By JAMES R. HAGERTY
The supply of houses and condominiums available for sale continues to grow quickly in much of the U.S., reflecting weak sales.
The number of homes listed for sale in 18 major metropolitan areas at the end of April was up 7% from March, according to data compiled by ZipRealty Inc., a national real-estate brokerage firm in Emeryville, Calif. The data cover listings of single-family homes, condos and town houses on local multiple-listing services.

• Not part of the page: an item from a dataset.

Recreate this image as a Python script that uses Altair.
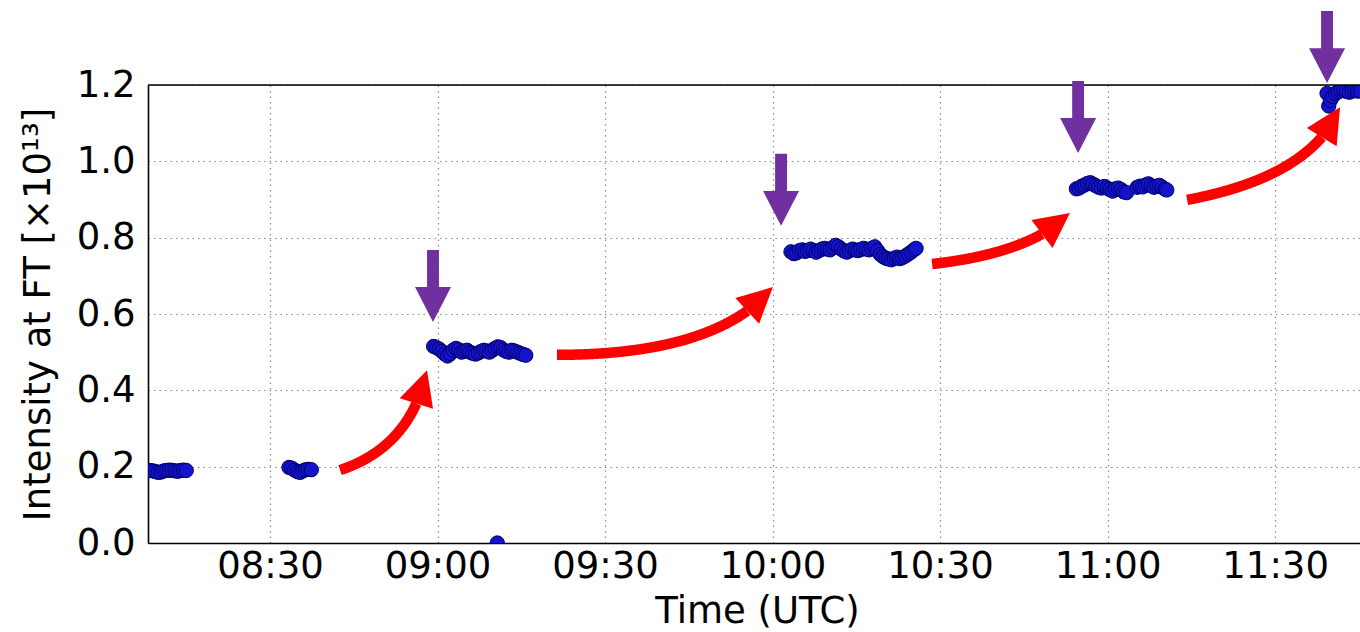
import math
import numpy as np
import pandas as pd
import altair as alt

# ---------------- data (time in minutes after 08:00 UTC, intensity in 1e13) -------------
c1_t = [8.0, 8.5, 9.0, 9.5, 10.0, 10.5, 11.0, 11.5, 12.0, 12.5, 13.0, 13.5, 14.0, 14.5, 15.0]
c1_v = [0.191, 0.190, 0.189, 0.187, 0.185, 0.186, 0.189, 0.190, 0.191, 0.190, 0.189, 0.188,
        0.190, 0.191, 0.190]

c2_t = [33.4, 33.9, 34.4, 34.9, 35.4, 35.9, 36.4, 36.9, 37.4]
c2_v = [0.198, 0.196, 0.191, 0.187, 0.185, 0.189, 0.192, 0.193, 0.192]

c0_t = [70.7]
c0_v = [0.0]

c3_t = [59.3, 59.8, 60.3, 60.8, 61.3, 61.8, 62.3, 62.8, 63.3, 63.8, 64.3, 64.8, 65.3, 65.8,
        66.3, 66.8, 67.3, 67.8, 68.3, 68.8, 69.3, 69.8, 70.3, 70.8, 71.3, 71.8, 72.3, 72.8,
        73.3, 73.8, 74.3, 74.8, 75.3, 75.8]
c3_v = [0.515, 0.512, 0.508, 0.502, 0.495, 0.490, 0.496, 0.505, 0.510, 0.506, 0.500, 0.503,
        0.505, 0.500, 0.497, 0.495, 0.498, 0.502, 0.505, 0.503, 0.500, 0.505, 0.510, 0.514,
        0.512, 0.506, 0.502, 0.500, 0.505, 0.503, 0.500, 0.497, 0.494, 0.492]

c4_t = [123.3, 123.8, 124.3, 124.8, 125.3, 125.8, 126.3, 126.8, 127.3, 127.8, 128.3, 128.8,
        129.3, 129.8, 130.3, 130.8, 131.3, 131.8, 132.3, 132.8, 133.3, 133.8, 134.3, 134.8,
        135.3, 135.8, 136.3, 136.8, 137.3, 137.8, 138.3, 138.8, 139.3, 139.8, 140.3, 140.8,
        141.3, 141.8, 142.3, 142.8, 143.3, 143.8, 144.3, 144.8, 145.3, 145.7]
c4_v = [0.763, 0.758, 0.760, 0.766, 0.768, 0.764, 0.766, 0.770, 0.766, 0.762, 0.766, 0.770,
        0.772, 0.770, 0.768, 0.774, 0.780, 0.776, 0.770, 0.765, 0.762, 0.766, 0.770, 0.768,
        0.766, 0.769, 0.772, 0.770, 0.768, 0.772, 0.776, 0.766, 0.756, 0.750, 0.746, 0.744,
        0.742, 0.746, 0.749, 0.745, 0.748, 0.752, 0.757, 0.762, 0.768, 0.772]

c5_t = [174.4, 174.9, 175.4, 175.9, 176.4, 176.9, 177.4, 177.9, 178.4, 178.9, 179.4, 179.9,
        180.4, 180.9, 181.4, 181.9, 182.4, 182.9, 183.4,
        185.3, 185.8, 186.3, 186.8, 187.3, 187.8, 188.3, 188.8, 189.3, 189.8, 190.3, 190.6]
c5_v = [0.928, 0.930, 0.935, 0.938, 0.942, 0.944, 0.940, 0.936, 0.932, 0.930, 0.934, 0.930,
        0.926, 0.922, 0.928, 0.930, 0.926, 0.920, 0.918,
        0.932, 0.935, 0.933, 0.938, 0.941, 0.936, 0.932, 0.935, 0.937, 0.932, 0.927, 0.925]

c6_t = [219.3, 219.6, 219.9, 220.3, 220.8, 221.3, 221.8, 222.3, 222.8, 223.3, 223.8, 224.3,
        224.8, 225.3]
c6_v = [1.178, 1.145, 1.160, 1.170, 1.178, 1.182, 1.185, 1.186, 1.183, 1.181, 1.184, 1.186,
        1.184, 1.185]

# red curved arrows: start, control, tip (data units)
arr_start_t = [42.54, 81.40, 148.57, 194.24]
arr_start_v = [0.191, 0.493, 0.731, 0.899]
arr_ctrl_t = [55.29, 110.06, 166.39, 216.72]
arr_ctrl_v = [0.253, 0.493, 0.760, 0.961]
arr_tip_t = [58.12, 120.09, 173.28, 221.64]
arr_tip_v = [0.453, 0.671, 0.865, 1.142]

# purple markers (tip positions)
mark_t = [59.19, 121.52, 174.72, 219.3]
mark_v = [0.579, 0.831, 1.022, 1.205]

x_tick_values = [30, 60, 90, 120, 150, 180, 210]
x_tick_labels = ["08:30", "09:00", "09:30", "10:00", "10:30", "11:00", "11:30"]
y_tick_values = [0.0, 0.2, 0.4, 0.6, 0.8, 1.0, 1.2]

# ---------------- layout ----------------
XMIN, XMAX = 8.15, 225.2
YMIN, YMAX = 0.0, 1.2
W, H = 1212, 458
FONT = "DejaVu Sans"
FS = 37
HEAD_LEN = 35.0

all_t = c1_t + c2_t + c0_t + c3_t + c4_t + c5_t + c6_t
all_v = c1_v + c2_v + c0_v + c3_v + c4_v + c5_v + c6_v
pts = pd.DataFrame({"t": all_t, "v": all_v})

# build arrow shafts (quadratic bezier) and heads
PXM = W / (XMAX - XMIN)
PXV = H / (YMAX - YMIN)
line_rows = []
head_rows = []
for i in range(len(arr_start_t)):
    A = np.array([arr_start_t[i] * PXM, -arr_start_v[i] * PXV])
    C = np.array([arr_ctrl_t[i] * PXM, -arr_ctrl_v[i] * PXV])
    B = np.array([arr_tip_t[i] * PXM, -arr_tip_v[i] * PXV])
    u = np.linspace(0, 1, 400)[:, None]
    curve = (1 - u) ** 2 * A + 2 * (1 - u) * u * C + u ** 2 * B
    d = np.hypot(curve[:, 0] - B[0], curve[:, 1] - B[1])
    keep = curve[d >= HEAD_LEN]
    base = keep[-1]
    ang = math.degrees(math.atan2(B[0] - base[0], -(B[1] - base[1]))) % 360
    for k, p in enumerate(keep):
        line_rows.append({"id": i, "k": k, "t": p[0] / PXM, "v": -p[1] / PXV})
    head_rows.append({"t": base[0] / PXM, "v": -base[1] / PXV, "ang": ang})
lines = pd.DataFrame(line_rows)
heads = pd.DataFrame(head_rows)
marks = pd.DataFrame({"t": mark_t, "v": mark_v})

label_expr = "[" + ",".join("'%s'" % s for s in x_tick_labels) + "][indexof([" + \
    ",".join(str(v) for v in x_tick_values) + "], datum.value)]"

xenc = alt.X("t:Q", scale=alt.Scale(domain=[XMIN, XMAX], nice=False, zero=False),
             axis=alt.Axis(values=x_tick_values, labelExpr=label_expr, title="Time (UTC)",
                           grid=True, gridDash=[1.5, 4], gridColor="#8a8a8a", gridWidth=1.2,
                           ticks=False, domainColor="black", domainWidth=1.6,
                           labelFontSize=FS, labelFont=FONT, labelColor="black",
                           labelPadding=34, labelBaseline="alphabetic",
                           titleFontSize=FS, titleFont=FONT, titleFontWeight="normal",
                           titleColor="black", titleX=609, titleY=79,
                           titleBaseline="alphabetic", titleAlign="center"))
yenc = alt.Y("v:Q", scale=alt.Scale(domain=[YMIN, YMAX], nice=False, zero=False),
             axis=alt.Axis(values=y_tick_values, format=".1f",
                           title="Intensity at FT [×10¹³]",
                           grid=True, gridDash=[1.5, 4], gridColor="#8a8a8a", gridWidth=1.2,
                           ticks=False, domainColor="black", domainWidth=1.6,
                           labelFontSize=FS, labelFont=FONT, labelColor="black",
                           labelPadding=13,
                           titleFontSize=FS, titleFont=FONT, titleFontWeight="normal",
                           titleColor="black", titleAngle=270, titleX=-99, titleY=229,
                           titleBaseline="alphabetic", titleAlign="center"))

points = alt.Chart(pts).mark_circle(size=205, color="#1414cc", stroke="#00006a",
                                    strokeWidth=1.0, opacity=1, clip=True).encode(x=xenc, y=yenc)

top_border = alt.Chart(pd.DataFrame({"v": [YMAX]})).mark_rule(
    color="black", strokeWidth=1.6).encode(y=alt.Y("v:Q"))

shafts = alt.Chart(lines).mark_line(color="#ff0000", strokeWidth=10.5, strokeCap="butt").encode(
    x="t:Q", y="v:Q", detail="id:N", order="k:Q")

heads_c = alt.Chart(heads).mark_point(
    shape="M0,-1L-0.5,0L0.5,0Z", filled=True, color="#ff0000", opacity=1,
    size=HEAD_LEN * HEAD_LEN * 4, strokeWidth=0).encode(
    x="t:Q", y="v:Q", angle=alt.Angle("ang:Q", scale=None))

purple = alt.Chart(marks).mark_point(
    shape="M0,0L-0.5,-0.97L-0.165,-0.97L-0.165,-2L0.165,-2L0.165,-0.97L0.5,-0.97Z",
    filled=True, color="#7030a0", opacity=1, size=36 * 36 * 4, strokeWidth=0).encode(
    x="t:Q", y="v:Q")

chart = alt.layer(points, top_border, shafts, heads_c, purple).properties(
    width=W, height=H,
    autosize=alt.AutoSizeParams(type="none"),
    padding={"left": 148, "top": 85, "right": 0, "bottom": 89},
).configure_view(stroke=None).configure(font=FONT)

chart.save("out.html", embed_options={"renderer": "svg", "actions": False})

The increase was above the seasonal norm. Over the past 22 years, home inventories nationwide have increased an average of 4.5% in April from March, according to Credit Suisse Group. Spring is the busiest time of year for home shopping, as families with children try to get settled ahead of the next school year.
Some of the biggest increases last month were in the metro areas of San Francisco, up about 19%; Washington, 17%; Orange County, Calif., 15%; and Seattle, 14%. Inventories declined nearly 1% in the Los Angeles area, according to Zip.

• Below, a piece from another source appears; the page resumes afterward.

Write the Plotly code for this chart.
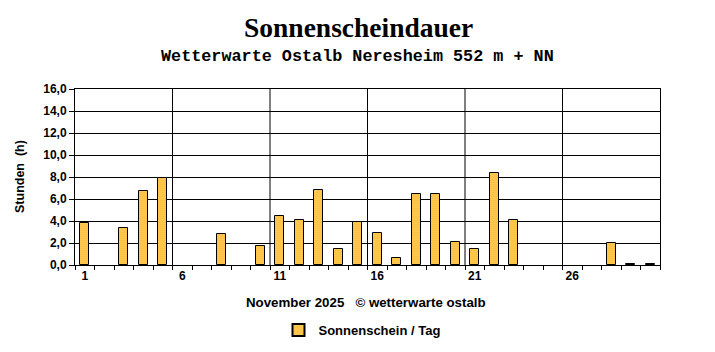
import plotly.graph_objects as go

days = list(range(1, 31))
sunshine = [3.8, 0.0, 3.4, 6.7, 7.9, 0.0, 0.0, 2.8, 0.0, 1.7,
            4.5, 4.1, 6.8, 1.5, 3.9, 2.9, 0.6, 6.5, 6.5, 2.1,
            1.5, 8.4, 4.1, 0.0, 0.0, 0.0, 0.0, 2.0, 0.1, 0.1]
x_tickvals = [1, 6, 11, 16, 21, 26]
x_ticktext = ["1", "6", "11", "16", "21", "26"]
group_bounds = [5.5, 10.5, 15.5, 20.5, 25.5]
y_ticks = [0, 2, 4, 6, 8, 10, 12, 14, 16]

W, H = 715, 352
L, R, T, B = 75, 55, 89, 87

plot_vals = [v if v > 0 else None for v in sunshine]

fig = go.Figure()
fig.add_trace(go.Bar(
    x=days, y=plot_vals, width=0.46, name="Sonnenschein / Tag",
    marker=dict(color="#FFC850", line=dict(color="black", width=1),
                pattern=dict(shape=".", fgcolor="#FF9900", bgcolor="#FFF090",
                             size=2, solidity=0.55, fillmode="replace")),
    hoverinfo="x+y",
))

tickfont = dict(family="Liberation Sans, Arial", size=12, color="black", weight="bold")

fig.update_layout(
    width=W, height=H, margin=dict(l=L, r=R, t=T, b=B, autoexpand=False),
    paper_bgcolor="white", plot_bgcolor="white",
    separators=",.",
    showlegend=True,
    legend=dict(orientation="h", x=(362 - L) / (W - L - R), xanchor="center", xref="paper",
                y=-(330 - (H - B)) / (H - T - B), yanchor="middle",
                font=dict(family="Liberation Sans, Arial", size=13, color="black", weight="bold"),
                itemsizing="constant"),
    bargap=0,
    xaxis=dict(range=[0.5, 30.5], tickmode="array", tickvals=x_tickvals, ticktext=x_ticktext,
               ticks="", showgrid=False, zeroline=False,
               showline=True, linecolor="black", linewidth=1, mirror=True,
               tickfont=tickfont,
               minor=dict(tickmode="linear", tick0=0.5, dtick=1, ticks="outside",
                          ticklen=4, tickcolor="black", showgrid=False)),
    yaxis=dict(range=[0, 16], tickmode="array", tickvals=y_ticks, tickformat=".1f",
               ticks="outside", ticklen=5, tickcolor="black",
               showgrid=True, gridcolor="black", gridwidth=1, zeroline=False,
               showline=True, linecolor="black", linewidth=1, mirror=True,
               tickfont=tickfont),
    yaxis2=dict(range=[0, 16], tickmode="array", tickvals=y_ticks, tickformat=".1f",
                overlaying="y", side="right", anchor="x",
                ticks="outside", ticklen=5, tickcolor="black",
                showgrid=False, zeroline=False, tickfont=tickfont),
)

for xb in group_bounds:
    fig.add_shape(type="line", xref="x", yref="paper", x0=xb, x1=xb, y0=0, y1=1,
                  line=dict(color="black", width=1), layer="below")

fig.add_annotation(text="<b>Sonnenscheindauer</b>", xref="paper", yref="paper",
                   x=(358 - L) / (W - L - R), xanchor="center", y=1 + (T - 27) / (H - T - B), yanchor="middle",
                   showarrow=False,
                   font=dict(family="Liberation Serif, Times New Roman", size=27.5, color="black"))
fig.add_annotation(text="<b>Wetterwarte Ostalb Neresheim 552 m + NN</b>", xref="paper", yref="paper",
                   x=(357 - L) / (W - L - R), xanchor="center", y=1 + (T - 56) / (H - T - B), yanchor="middle",
                   showarrow=False,
                   font=dict(family="Liberation Mono, Courier New", size=16.8, color="black"))
fig.add_annotation(text="<b>Stunden  (h)</b>", xref="paper", yref="paper",
                   x=-(L - 20) / (W - L - R), xanchor="center", y=0.5, yanchor="middle",
                   textangle=-90, showarrow=False,
                   font=dict(family="Liberation Sans, Arial", size=12.5, color="black"))
fig.add_annotation(text="<b>November 2025   © wetterwarte ostalb</b>", xref="paper", yref="paper",
                   x=(366 - L) / (W - L - R), xanchor="center", y=-(302 - (H - B)) / (H - T - B), yanchor="middle",
                   showarrow=False,
                   font=dict(family="Liberation Sans, Arial", size=13.3, color="black"))

fig.write_html("out.html")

In a report issued yesterday, Ivy Zelman, a Cleveland-based housing analyst for Credit Suisse, said her building-industry contacts have been surprised by the weakness of sales recently, "given the typical seasonal bounce that occurs at this time of year." She added, "Our contacts have officially declared the spring selling season a bust." Many people who had expected a recovery by year end "now believe the market rebound will be pushed out until 2008 at the earliest," Ms. Zelman wrote.
After booming in the first half of this decade, the housing market began cooling in much of the country in 2005. Since then, prices have been flat to declining in many areas. In recent months, an abrupt tightening of lending standards has further sapped the market by preventing some potential buyers from getting loans.
The National Association of Realtors yesterday again lowered its forecast, predicting that sales of previously occupied homes will total 6.29 million, down 2.9% from 2006. A month ago, the trade group projected that sales this year would slip 2.2%. Lawrence Yun, a senior economist for the Realtors, said many speculators have fled the market.
"It's good that we're getting beyond the tendency of some buyers to view housing as a temporary asset to accumulate short-term wealth, which is not to be expected in a normal market," he wrote.